The scanner is a needless, gimmicky addition to the whole handset that cheapens it endlessly. Sure, it’s a bid to improve security and be flashy, but it’s ugly and barely works. I had to swipe my index finger at least three times per unlock to get the thing to read my print correctly. The TouchID fingerprint scanner on the iPhone 5s is good because it’s discreet and only a little slow. The scanner on the Max is gaudy, buggy and poorly placed, meaning you have to rotate the handset to check you’re putting your finger in the right place every time you unlock. Avoid.

Should You Buy It?

Unless you’re absolutely set on having an HTC One but demand a larger screen, no you shouldn’t.

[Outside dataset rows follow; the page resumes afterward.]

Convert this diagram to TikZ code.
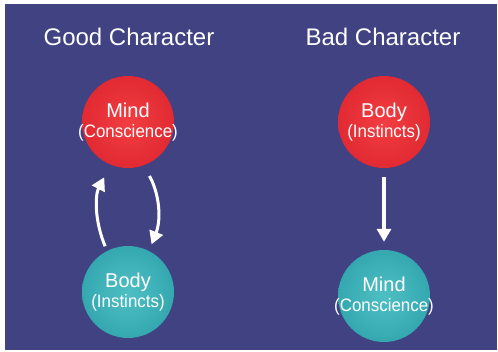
\documentclass[tikz,border=0pt]{standalone}
\usepackage{fontspec}
\setmainfont{Liberation Sans}
\newfontfamily\narrowfont[FakeStretch=0.94]{Liberation Sans}
\usetikzlibrary{arrows.meta}

\definecolor{slide}{RGB}{64,66,130}
\definecolor{redin}{RGB}{242,62,66}
\definecolor{redmid}{RGB}{220,36,46}
\definecolor{redout}{RGB}{150,22,40}
\definecolor{tealin}{RGB}{78,192,196}
\definecolor{tealmid}{RGB}{46,160,170}
\definecolor{tealout}{RGB}{28,112,128}
\pgfdeclareradialshading{redball}{\pgfpoint{0bp}{0bp}}%
  {color(0bp)=(redin); color(32bp)=(redmid); color(50bp)=(redout)}
\pgfdeclareradialshading{tealball}{\pgfpoint{0bp}{0bp}}%
  {color(0bp)=(tealin); color(32bp)=(tealmid); color(50bp)=(tealout)}

\tikzset{
  ball/.style={circle,minimum size=92pt,inner sep=-14pt,align=center,
    text=white,font=\fontsize{20}{22}\selectfont},
  topball/.style={ball,shade,shading=redball},
  lowball/.style={ball,shade,shading=tealball},
  title/.style={anchor=base,text=white,font=\fontsize{24}{28}\selectfont},
  flow/.style={white,line width=3pt,-{Triangle[width=14pt,length=13pt]}}
}
\newcommand{\sub}[1]{{\narrowfont\fontsize{18}{21}\selectfont #1}}

\begin{document}
\begin{tikzpicture}[x=1pt,y=-1pt]
  \useasboundingbox (0,0) rectangle (498,351);
  \fill[slide] (5,4) rectangle (497,350);
  % Left-hand side: good character
  \node[title]   (gtitle) at (129,45)  {Good Character};
  \node[topball] (gmind)  at (128,122) {Mind\\[-2pt]\sub{(Conscience)}};
  \node[lowball] (gbody)  at (128,292) {Body\\[-2pt]\sub{(Instincts)}};
  \draw[flow,shorten <=5pt,shorten >=14pt] (gbody.117) to[bend left=25] (gmind.248);
  \draw[flow,shorten <=12pt,shorten >=7pt] (gmind.290) to[bend left=25] (gbody.63);
  % Right-hand side: bad character
  \node[title]   (btitle) at (383,45)  {Bad Character};
  \node[topball] (bbody)  at (384,122) {Body\\[-2pt]\sub{(Instincts)}};
  \node[lowball] (bmind)  at (384,296) {Mind\\[-2pt]\sub{(Conscience)}};
  \draw[flow,line width=4pt,shorten <=9pt,shorten >=8pt] (bbody) -- (bmind);
\end{tikzpicture}
\end{document}
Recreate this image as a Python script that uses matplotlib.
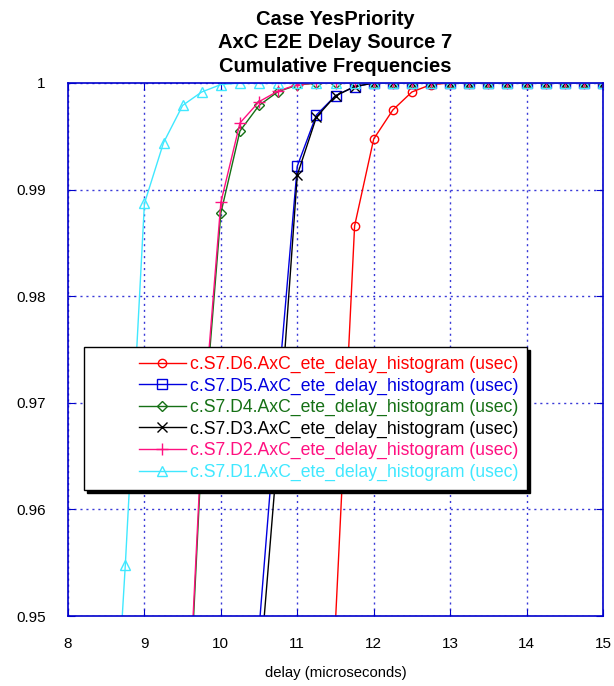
import matplotlib
matplotlib.use("Agg")
import matplotlib.pyplot as plt
from matplotlib.legend_handler import HandlerLine2D

plt.rcParams['font.family'] = ['Liberation Sans', 'DejaVu Sans']

x_delay = [8.0, 8.25, 8.5, 8.75, 9.0, 9.25, 9.5, 9.75, 10.0, 10.25, 10.5, 10.75,
           11.0, 11.25, 11.5, 11.75, 12.0, 12.25, 12.5, 12.75, 13.0, 13.25, 13.5,
           13.75, 14.0, 14.25, 14.5, 14.75, 15.0]

d6 = [0.01, 0.03, 0.06, 0.10, 0.16, 0.24, 0.34, 0.45, 0.56, 0.66, 0.75, 0.82,
      0.87, 0.915, 0.9495, 0.9866, 0.99475, 0.99747, 0.99916, 0.99985, 1.0, 1.0, 1.0,
      1.0, 1.0, 1.0, 1.0, 1.0, 1.0]
d5 = [0.10, 0.20, 0.32, 0.45, 0.58, 0.68, 0.77, 0.83, 0.88, 0.925, 0.9488, 0.9712,
      0.9922, 0.9970, 0.99881, 0.99966, 1.0, 1.0, 1.0, 1.0, 1.0, 1.0, 1.0,
      1.0, 1.0, 1.0, 1.0, 1.0, 1.0]
d4 = [0.40, 0.55, 0.68, 0.79, 0.85, 0.89, 0.929, 0.9655, 0.9878, 0.9955, 0.9979, 0.9992,
      0.9998, 1.0, 1.0, 1.0, 1.0, 1.0, 1.0, 1.0, 1.0, 1.0, 1.0,
      1.0, 1.0, 1.0, 1.0, 1.0, 1.0]
d3 = [0.08, 0.18, 0.30, 0.43, 0.56, 0.66, 0.75, 0.82, 0.87, 0.915, 0.944, 0.9660,
      0.99137, 0.9968, 0.9988, 0.99966, 1.0, 1.0, 1.0, 1.0, 1.0, 1.0, 1.0,
      1.0, 1.0, 1.0, 1.0, 1.0, 1.0]
d2 = [0.41, 0.56, 0.69, 0.80, 0.86, 0.90, 0.930, 0.9665, 0.9888, 0.99625, 0.99825, 0.99925,
      0.99985, 1.0, 1.0, 1.0, 1.0, 1.0, 1.0, 1.0, 1.0, 1.0, 1.0,
      1.0, 1.0, 1.0, 1.0, 1.0, 1.0]
d1 = [0.80, 0.86, 0.9248, 0.9548, 0.9887, 0.9944, 0.9979, 0.99916, 0.99985, 1.0, 1.0, 1.0,
      1.0, 1.0, 1.0, 1.0, 1.0, 1.0, 1.0, 1.0, 1.0, 1.0, 1.0,
      1.0, 1.0, 1.0, 1.0, 1.0, 1.0]

labels = ["c.S7.D6.AxC_ete_delay_histogram (usec)",
          "c.S7.D5.AxC_ete_delay_histogram (usec)",
          "c.S7.D4.AxC_ete_delay_histogram (usec)",
          "c.S7.D3.AxC_ete_delay_histogram (usec)",
          "c.S7.D2.AxC_ete_delay_histogram (usec)",
          "c.S7.D1.AxC_ete_delay_histogram (usec)"]
series = [d6, d5, d4, d3, d2, d1]
colors = ['#ff0000', '#0000e0', '#157015', '#000000', '#ff1080', '#40e8ff']
markers = ['o', 's', 'D', 'x', '+', '^']
msizes = [6, 7, 5, 7, 8, 7]

x_ticks = [8, 9, 10, 11, 12, 13, 14, 15]
y_ticks = [0.95, 0.96, 0.97, 0.98, 0.99, 1.0]
y_ticklabels = ['0.95', '0.96', '0.97', '0.98', '0.99', '1']

fig = plt.figure(figsize=(6.14, 6.86), dpi=100)
ax = fig.add_axes([68 / 614, 1 - 616 / 686, (603 - 68) / 614, (616 - 83) / 686])

handles = []
for ys, c, m, ms, lab in zip(series, colors, markers, msizes, labels):
    ln, = ax.plot(x_delay, ys, color=c, marker=m, markersize=ms, fillstyle='none',
                  markeredgewidth=1.0, linewidth=1.0, label=lab, clip_on=True)
    handles.append(ln)

ax.set_xlim(8, 15)
ax.set_ylim(0.95, 1.0)
ax.set_xticks(x_ticks)
ax.set_xticklabels([str(t) for t in x_ticks])
ax.set_yticks(y_ticks)
ax.set_yticklabels(y_ticklabels)
ax.tick_params(direction='in', length=5, color='#0000cc', labelsize=11,
               top=True, right=True)
ax.tick_params(axis='x', pad=15)
ax.tick_params(axis='y', pad=16)
for sp in ax.spines.values():
    sp.set_color('#0000cc')
    sp.set_linewidth(1.2)
ax.grid(True, color='#3a3ad8', linestyle=(0, (1.5, 2.8)), linewidth=1.0)

ax.set_xlabel('delay (microseconds)', fontsize=10.7, labelpad=11)
ax.set_title('Case YesPriority\nAxC E2E Delay Source 7\nCumulative Frequencies',
             fontsize=14.5, fontweight='bold', linespacing=1.3, pad=8)

fs = 12.7
leg = ax.legend(handles=handles, loc='upper left',
                bbox_to_anchor=((84 - 68) / 535, (616 - 347) / 533),
                fontsize=fs, frameon=True, fancybox=False, edgecolor='black',
                framealpha=1, handlelength=5.3, labelspacing=0.25, borderpad=0.5,
                handletextpad=0.2, borderaxespad=0,
                handler_map={ln: HandlerLine2D(xpad=2.6) for ln in handles},
                shadow={'color': 'black', 'alpha': 1.0})
leg.get_frame().set_linewidth(1.0)
for txt, c in zip(leg.get_texts(), colors):
    txt.set_color(c)

fig.savefig('out.png', dpi=100)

The One Max has many of the features we loved in the very first HTC One, but it’s lacking the polish and quality we need. It’s kind of sad that the HTC One line had to go out like this. Always leave them wanting more goes the old saying, but with the HTC One Max, I want significantly less as soon as possible. It’s not to say that the HTC One doesn’t deserve a larger brother, what we’re saying is that the execution of that theory into the One Max has been botched beyond repair. The build quality is forgettable, the fingerprint scanner gimmick is just that and the heft is almost unbearable. It’s a beautiful phone trapped inside a beastly case.

If you’re in the market for a giant screen on a good, light handset that is far more pocketable than the One Max, go check out the Sony Xperia Z Ultra. It’s slimmer, lighter, better specced, cheaper and all round better.